**EXERCISE:** Starting at the line that contains "Convert this diagram to TikZ code." and stopping at the line that contains "(endpt) -- (561,159);", copy every line exactly, both ends included, without the pictures.
━━ ENTRIES PROVIDED ━━
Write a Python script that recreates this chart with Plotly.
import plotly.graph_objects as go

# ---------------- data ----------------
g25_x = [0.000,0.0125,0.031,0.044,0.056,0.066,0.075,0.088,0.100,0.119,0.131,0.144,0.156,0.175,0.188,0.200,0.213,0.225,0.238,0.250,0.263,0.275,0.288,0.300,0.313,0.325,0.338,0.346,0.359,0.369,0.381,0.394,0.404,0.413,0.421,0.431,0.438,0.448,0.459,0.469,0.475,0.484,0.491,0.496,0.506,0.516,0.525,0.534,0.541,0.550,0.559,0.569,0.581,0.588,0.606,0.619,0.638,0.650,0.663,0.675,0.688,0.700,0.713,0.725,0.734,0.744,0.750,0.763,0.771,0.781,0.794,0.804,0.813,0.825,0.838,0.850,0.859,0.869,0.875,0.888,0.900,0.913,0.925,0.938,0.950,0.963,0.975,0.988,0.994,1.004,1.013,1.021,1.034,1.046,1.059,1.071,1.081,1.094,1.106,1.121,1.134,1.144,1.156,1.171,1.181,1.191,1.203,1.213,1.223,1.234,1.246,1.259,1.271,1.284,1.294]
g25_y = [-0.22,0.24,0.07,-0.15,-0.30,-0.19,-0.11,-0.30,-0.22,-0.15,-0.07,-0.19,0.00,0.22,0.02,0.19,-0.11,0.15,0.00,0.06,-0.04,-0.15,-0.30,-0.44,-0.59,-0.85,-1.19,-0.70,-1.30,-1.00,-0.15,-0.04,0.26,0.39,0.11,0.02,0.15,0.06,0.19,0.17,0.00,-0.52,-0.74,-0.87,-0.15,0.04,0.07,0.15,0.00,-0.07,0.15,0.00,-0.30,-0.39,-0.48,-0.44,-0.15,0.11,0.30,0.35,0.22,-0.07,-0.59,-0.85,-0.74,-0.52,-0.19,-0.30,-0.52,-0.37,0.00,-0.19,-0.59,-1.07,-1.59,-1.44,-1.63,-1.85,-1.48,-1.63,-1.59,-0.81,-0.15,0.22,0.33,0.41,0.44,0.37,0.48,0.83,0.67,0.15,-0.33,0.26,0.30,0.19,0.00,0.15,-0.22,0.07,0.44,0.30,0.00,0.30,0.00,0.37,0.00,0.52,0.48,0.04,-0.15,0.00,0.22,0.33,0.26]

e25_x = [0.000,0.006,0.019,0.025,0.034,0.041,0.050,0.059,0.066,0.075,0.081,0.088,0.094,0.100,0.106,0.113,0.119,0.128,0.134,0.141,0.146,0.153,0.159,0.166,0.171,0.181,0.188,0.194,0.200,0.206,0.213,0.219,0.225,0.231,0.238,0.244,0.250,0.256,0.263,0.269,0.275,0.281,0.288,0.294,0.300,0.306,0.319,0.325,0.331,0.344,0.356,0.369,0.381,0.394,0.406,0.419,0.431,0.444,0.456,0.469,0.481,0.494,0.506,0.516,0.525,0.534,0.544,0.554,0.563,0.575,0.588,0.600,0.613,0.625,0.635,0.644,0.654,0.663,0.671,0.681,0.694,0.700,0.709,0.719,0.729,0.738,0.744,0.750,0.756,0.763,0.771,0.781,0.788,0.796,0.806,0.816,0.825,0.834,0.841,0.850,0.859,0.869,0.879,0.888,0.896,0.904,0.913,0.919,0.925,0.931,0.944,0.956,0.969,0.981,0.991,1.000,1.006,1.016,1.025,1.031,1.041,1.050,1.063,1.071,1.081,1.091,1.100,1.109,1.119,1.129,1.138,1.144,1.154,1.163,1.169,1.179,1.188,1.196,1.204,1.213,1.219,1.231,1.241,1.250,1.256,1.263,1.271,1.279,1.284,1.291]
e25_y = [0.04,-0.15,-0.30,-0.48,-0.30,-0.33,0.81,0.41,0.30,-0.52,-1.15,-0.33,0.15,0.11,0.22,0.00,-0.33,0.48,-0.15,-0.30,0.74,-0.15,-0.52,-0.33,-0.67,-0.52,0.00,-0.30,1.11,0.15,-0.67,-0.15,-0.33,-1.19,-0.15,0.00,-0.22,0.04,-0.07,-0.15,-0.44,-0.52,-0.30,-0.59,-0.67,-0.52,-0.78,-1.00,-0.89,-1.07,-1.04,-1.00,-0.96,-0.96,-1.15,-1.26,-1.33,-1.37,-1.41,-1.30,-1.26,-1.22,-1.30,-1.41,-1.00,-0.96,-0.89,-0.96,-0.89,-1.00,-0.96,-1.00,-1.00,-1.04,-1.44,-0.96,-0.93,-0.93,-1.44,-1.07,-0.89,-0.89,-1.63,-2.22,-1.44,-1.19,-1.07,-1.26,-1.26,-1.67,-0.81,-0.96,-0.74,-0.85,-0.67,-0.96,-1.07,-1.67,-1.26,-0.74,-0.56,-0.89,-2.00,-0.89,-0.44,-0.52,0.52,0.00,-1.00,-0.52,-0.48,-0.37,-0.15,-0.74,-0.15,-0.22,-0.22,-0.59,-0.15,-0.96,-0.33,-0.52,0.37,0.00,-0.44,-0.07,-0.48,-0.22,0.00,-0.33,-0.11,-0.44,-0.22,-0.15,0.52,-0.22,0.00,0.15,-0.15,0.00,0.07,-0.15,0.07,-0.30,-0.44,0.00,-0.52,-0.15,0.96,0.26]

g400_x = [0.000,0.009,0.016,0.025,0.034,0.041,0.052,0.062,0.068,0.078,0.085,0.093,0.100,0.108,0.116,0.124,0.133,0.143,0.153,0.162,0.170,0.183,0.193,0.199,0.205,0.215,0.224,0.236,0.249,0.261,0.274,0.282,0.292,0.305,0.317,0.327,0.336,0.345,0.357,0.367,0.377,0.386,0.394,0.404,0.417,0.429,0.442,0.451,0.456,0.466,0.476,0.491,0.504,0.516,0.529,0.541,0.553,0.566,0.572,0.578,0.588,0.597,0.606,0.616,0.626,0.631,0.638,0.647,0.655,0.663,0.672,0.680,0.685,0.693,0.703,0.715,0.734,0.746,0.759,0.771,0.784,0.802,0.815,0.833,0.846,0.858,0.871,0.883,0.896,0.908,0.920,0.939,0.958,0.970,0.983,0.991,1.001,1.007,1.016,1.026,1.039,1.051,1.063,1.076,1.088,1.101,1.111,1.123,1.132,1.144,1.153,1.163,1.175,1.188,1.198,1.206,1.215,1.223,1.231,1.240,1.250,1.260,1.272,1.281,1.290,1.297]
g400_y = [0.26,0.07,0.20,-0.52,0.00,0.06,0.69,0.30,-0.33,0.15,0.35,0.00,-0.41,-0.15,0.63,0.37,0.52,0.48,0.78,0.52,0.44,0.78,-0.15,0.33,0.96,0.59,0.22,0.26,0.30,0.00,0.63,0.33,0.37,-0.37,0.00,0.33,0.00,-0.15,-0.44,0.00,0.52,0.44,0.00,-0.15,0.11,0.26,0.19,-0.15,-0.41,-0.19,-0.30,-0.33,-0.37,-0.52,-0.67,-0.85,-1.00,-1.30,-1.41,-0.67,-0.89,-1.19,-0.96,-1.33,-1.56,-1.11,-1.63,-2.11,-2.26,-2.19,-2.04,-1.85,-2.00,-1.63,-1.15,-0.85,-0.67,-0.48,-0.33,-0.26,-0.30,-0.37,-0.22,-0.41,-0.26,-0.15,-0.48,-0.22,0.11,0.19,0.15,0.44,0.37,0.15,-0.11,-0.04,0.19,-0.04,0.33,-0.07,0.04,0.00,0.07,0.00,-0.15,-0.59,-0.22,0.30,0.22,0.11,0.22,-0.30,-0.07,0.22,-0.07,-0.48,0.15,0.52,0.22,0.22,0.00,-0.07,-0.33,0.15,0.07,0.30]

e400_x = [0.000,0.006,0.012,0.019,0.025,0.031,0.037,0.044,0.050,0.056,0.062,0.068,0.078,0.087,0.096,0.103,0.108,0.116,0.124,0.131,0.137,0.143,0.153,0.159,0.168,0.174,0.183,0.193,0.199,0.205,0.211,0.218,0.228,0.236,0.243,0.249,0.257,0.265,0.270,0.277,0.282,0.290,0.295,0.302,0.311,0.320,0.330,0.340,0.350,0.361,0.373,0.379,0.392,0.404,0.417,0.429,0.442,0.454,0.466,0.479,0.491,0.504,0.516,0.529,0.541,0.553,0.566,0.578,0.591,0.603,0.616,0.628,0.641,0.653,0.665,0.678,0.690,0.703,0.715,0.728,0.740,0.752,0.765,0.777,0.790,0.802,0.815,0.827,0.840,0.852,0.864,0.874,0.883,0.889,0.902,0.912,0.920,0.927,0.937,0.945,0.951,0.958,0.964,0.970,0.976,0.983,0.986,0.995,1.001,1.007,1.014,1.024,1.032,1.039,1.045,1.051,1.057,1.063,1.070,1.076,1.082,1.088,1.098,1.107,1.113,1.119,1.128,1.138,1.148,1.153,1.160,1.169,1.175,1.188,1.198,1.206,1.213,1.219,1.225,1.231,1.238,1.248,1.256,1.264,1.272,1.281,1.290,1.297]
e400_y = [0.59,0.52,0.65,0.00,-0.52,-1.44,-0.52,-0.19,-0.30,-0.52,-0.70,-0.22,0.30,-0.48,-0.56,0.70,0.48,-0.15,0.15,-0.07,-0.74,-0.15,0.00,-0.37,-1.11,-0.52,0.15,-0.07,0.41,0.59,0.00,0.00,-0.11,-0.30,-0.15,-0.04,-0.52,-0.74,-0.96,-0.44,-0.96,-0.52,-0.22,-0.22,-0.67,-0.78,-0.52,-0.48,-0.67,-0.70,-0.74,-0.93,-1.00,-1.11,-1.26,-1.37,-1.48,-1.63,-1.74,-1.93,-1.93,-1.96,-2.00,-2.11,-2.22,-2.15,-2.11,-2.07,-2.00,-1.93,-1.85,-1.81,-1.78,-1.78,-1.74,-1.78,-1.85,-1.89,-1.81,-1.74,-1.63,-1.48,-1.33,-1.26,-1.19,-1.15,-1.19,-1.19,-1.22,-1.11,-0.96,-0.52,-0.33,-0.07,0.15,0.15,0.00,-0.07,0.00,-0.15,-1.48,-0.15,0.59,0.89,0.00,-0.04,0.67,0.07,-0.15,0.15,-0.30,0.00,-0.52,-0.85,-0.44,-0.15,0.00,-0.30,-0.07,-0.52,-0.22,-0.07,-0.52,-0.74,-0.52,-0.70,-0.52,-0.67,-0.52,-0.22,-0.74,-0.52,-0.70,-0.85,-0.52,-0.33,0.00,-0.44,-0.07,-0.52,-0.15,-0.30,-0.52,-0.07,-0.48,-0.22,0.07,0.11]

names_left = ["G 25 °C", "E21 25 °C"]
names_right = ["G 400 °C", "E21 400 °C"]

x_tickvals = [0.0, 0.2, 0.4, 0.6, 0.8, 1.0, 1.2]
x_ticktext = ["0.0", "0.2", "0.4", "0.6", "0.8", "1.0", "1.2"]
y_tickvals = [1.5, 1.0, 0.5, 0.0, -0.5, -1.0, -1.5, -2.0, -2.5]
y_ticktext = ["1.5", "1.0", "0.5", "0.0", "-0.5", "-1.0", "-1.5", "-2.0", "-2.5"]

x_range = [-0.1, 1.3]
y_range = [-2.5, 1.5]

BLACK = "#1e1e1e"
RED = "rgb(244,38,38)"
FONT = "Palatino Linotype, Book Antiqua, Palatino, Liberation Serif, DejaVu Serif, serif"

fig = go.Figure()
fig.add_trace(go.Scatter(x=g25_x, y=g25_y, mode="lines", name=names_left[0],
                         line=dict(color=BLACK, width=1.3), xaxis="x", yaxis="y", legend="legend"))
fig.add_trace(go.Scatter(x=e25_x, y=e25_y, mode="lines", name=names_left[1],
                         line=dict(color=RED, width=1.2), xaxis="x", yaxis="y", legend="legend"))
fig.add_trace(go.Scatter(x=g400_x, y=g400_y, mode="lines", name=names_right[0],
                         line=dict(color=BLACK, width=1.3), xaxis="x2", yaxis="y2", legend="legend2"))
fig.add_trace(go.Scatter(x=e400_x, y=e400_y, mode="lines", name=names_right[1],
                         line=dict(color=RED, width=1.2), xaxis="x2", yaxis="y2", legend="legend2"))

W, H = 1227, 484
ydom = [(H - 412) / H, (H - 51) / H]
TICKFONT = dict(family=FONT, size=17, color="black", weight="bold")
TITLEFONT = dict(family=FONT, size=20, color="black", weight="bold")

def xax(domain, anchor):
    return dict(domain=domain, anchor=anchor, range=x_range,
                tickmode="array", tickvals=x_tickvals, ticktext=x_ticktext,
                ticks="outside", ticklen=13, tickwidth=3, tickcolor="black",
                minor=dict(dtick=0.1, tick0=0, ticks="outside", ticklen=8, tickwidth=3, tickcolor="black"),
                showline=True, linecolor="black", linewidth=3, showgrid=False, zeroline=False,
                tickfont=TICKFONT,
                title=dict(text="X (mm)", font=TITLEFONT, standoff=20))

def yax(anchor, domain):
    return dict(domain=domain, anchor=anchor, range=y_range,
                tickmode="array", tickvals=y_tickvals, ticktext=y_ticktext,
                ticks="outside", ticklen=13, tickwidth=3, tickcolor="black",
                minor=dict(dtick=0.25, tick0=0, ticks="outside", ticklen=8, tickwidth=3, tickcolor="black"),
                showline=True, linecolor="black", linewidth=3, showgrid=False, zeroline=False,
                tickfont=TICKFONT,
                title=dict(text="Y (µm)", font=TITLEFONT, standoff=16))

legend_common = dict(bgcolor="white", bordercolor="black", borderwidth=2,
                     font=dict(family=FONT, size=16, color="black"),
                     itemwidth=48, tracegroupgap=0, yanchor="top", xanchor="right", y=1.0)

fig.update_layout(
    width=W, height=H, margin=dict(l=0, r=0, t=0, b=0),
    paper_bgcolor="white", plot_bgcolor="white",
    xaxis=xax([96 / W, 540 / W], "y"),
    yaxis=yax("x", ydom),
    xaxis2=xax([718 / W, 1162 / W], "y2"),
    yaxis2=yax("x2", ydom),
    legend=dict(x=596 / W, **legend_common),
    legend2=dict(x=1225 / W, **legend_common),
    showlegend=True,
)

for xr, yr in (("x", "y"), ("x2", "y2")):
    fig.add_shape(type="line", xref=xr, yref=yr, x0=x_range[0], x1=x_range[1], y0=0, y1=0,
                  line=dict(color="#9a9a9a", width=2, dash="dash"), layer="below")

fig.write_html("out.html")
━━━
━━ ENTRIES PROVIDED ━━
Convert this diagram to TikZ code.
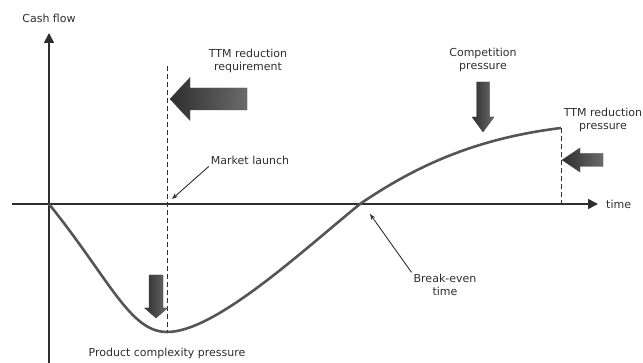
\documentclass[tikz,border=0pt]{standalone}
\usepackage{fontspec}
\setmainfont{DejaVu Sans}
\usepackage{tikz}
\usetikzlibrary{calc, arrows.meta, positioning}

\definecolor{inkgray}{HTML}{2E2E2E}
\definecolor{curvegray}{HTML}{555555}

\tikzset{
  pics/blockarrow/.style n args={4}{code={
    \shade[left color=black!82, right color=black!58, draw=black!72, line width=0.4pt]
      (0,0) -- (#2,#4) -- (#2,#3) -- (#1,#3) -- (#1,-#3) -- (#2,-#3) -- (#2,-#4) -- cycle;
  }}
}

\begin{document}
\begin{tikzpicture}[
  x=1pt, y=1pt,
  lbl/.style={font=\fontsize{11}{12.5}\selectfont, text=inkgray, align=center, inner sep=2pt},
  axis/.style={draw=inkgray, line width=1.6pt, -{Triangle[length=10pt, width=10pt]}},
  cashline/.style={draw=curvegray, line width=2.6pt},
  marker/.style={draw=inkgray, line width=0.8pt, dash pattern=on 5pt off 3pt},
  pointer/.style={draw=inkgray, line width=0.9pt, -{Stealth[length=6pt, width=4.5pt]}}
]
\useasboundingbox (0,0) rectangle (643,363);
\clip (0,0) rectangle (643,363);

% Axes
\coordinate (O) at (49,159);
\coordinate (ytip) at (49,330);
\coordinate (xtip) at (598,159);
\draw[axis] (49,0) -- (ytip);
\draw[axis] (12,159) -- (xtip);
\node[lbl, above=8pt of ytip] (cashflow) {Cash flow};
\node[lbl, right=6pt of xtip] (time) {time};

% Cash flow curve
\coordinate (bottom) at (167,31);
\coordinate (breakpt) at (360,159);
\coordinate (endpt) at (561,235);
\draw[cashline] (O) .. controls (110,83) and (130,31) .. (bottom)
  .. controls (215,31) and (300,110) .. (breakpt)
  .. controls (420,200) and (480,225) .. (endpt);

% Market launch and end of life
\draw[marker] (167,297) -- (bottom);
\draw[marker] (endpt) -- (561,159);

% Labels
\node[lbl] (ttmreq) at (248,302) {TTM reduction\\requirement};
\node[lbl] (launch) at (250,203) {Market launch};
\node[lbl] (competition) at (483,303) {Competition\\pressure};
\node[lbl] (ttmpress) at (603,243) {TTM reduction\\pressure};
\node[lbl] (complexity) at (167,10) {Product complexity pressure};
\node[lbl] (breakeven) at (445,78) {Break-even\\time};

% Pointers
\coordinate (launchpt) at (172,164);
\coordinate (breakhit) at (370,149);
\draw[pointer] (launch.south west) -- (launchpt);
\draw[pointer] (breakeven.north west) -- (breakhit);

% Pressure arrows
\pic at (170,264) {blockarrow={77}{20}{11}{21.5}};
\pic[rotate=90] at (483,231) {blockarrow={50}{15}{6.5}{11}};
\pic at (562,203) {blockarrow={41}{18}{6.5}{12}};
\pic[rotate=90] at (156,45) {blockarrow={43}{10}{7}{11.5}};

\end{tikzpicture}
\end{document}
━━━
**REPLY:**
Convert this diagram to TikZ code.
\documentclass[tikz,border=0pt]{standalone}
\usepackage{fontspec}
\setmainfont{DejaVu Sans}
\usepackage{tikz}
\usetikzlibrary{calc, arrows.meta, positioning}

\definecolor{inkgray}{HTML}{2E2E2E}
\definecolor{curvegray}{HTML}{555555}

\tikzset{
  pics/blockarrow/.style n args={4}{code={
    \shade[left color=black!82, right color=black!58, draw=black!72, line width=0.4pt]
      (0,0) -- (#2,#4) -- (#2,#3) -- (#1,#3) -- (#1,-#3) -- (#2,-#3) -- (#2,-#4) -- cycle;
  }}
}

\begin{document}
\begin{tikzpicture}[
  x=1pt, y=1pt,
  lbl/.style={font=\fontsize{11}{12.5}\selectfont, text=inkgray, align=center, inner sep=2pt},
  axis/.style={draw=inkgray, line width=1.6pt, -{Triangle[length=10pt, width=10pt]}},
  cashline/.style={draw=curvegray, line width=2.6pt},
  marker/.style={draw=inkgray, line width=0.8pt, dash pattern=on 5pt off 3pt},
  pointer/.style={draw=inkgray, line width=0.9pt, -{Stealth[length=6pt, width=4.5pt]}}
]
\useasboundingbox (0,0) rectangle (643,363);
\clip (0,0) rectangle (643,363);

% Axes
\coordinate (O) at (49,159);
\coordinate (ytip) at (49,330);
\coordinate (xtip) at (598,159);
\draw[axis] (49,0) -- (ytip);
\draw[axis] (12,159) -- (xtip);
\node[lbl, above=8pt of ytip] (cashflow) {Cash flow};
\node[lbl, right=6pt of xtip] (time) {time};

% Cash flow curve
\coordinate (bottom) at (167,31);
\coordinate (breakpt) at (360,159);
\coordinate (endpt) at (561,235);
\draw[cashline] (O) .. controls (110,83) and (130,31) .. (bottom)
  .. controls (215,31) and (300,110) .. (breakpt)
  .. controls (420,200) and (480,225) .. (endpt);

% Market launch and end of life
\draw[marker] (167,297) -- (bottom);
\draw[marker] (endpt) -- (561,159);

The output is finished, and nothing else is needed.